Articles

How To Create A Flow of High Quality Leads

by 8020 Center Business Owner

Introduction

Near where I live, and probably near where you live also, is a big river.


In my case, the river is the Noosa River and it flows out from the hinterland and into the sea every second of every day regardless of the season and regardless of climate variations.


In fact, the Noosa River has never stopped flowing in known history, including during periods of severe drought, of which there have been many.


Imagine this: our most recent drought lasted seven years, during which what little grass existed was dry, brown and brittle. Water restrictions were at their highest level in history and yet during the whole seven years the Noosa River continued to flow into the sea, albeit with lower flow levels.


If you had travelled into the catchment areas of the Noosa River during that time you’d have discovered some creeks had dried up and others were just a trickle. So how did so little water at the source turn into so much at the mouth of the river?


The answer is simple: the Noosa River relies on more than a hundred sources for its flow of water. In addition to a multitude of visible creeks, streams and lakes, there are their underground counterparts, as well as the many hills and mountains, all collecting a drop of dew here and a drop of rain there.


Unfathomable though it may be, every single drop of water, collected in every remote and inaccessible part of the Noosa River’s catchment area contributes to the water constantly flowing into the sea near Noosa Heads. Similarly, your business needs a multitude of lead generation sources and a variety of mediums in order to create a secure and steady flow of new business, regardless of the business climate.
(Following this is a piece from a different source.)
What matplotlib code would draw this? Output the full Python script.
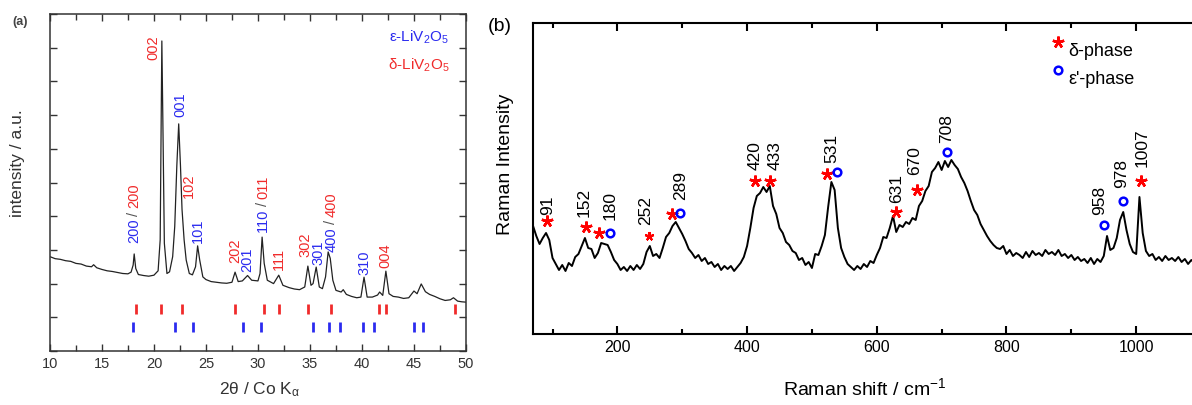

Many of the businesses, both large and small, that died during the recent Global Financial Crisis, were businesses that took the good times for granted and that failed to aggressively invest resources into continually developing a diverse source of high quality leads.


Trickle Marketing


And that’s the reason I created the term “Trickle Marketing”: to get organizations focused on the need to establish of lot of lead sources. A Trickle Marketer understands the following key principles:


  1. A lot of steady trickles is a better than a one-off flood

Forgive me for mixing my metaphors here but in fishing terms most people are out there trying to land a whale … and without the boat to do it. The marketing equivalent to landing a whale is a large Joint Venture campaign with another organization that has a massive number of high quality prospects that you market to, jointly. By all means chase a whale but make sure you’ve got your nets out to catch plenty of normal sized fish in the meantime.


Getting back to the trickle metaphor, if I had to choose, give me a thousand steady trickles over a one off flood anytime.


  1. Lead sources that yield 1 or 2 new clients every now and then are worthwhile

Following on from point one above, don’t be discouraged that a lead generation source only produces a new client every once in a while. You never know where that one new client will lead you. More specifically, you can’t tell who they will lead you to: new clients via referrals, large JV opportunities and more.


Few would argue that every single new client should be respected and treasured. And the same applies to every single new client source.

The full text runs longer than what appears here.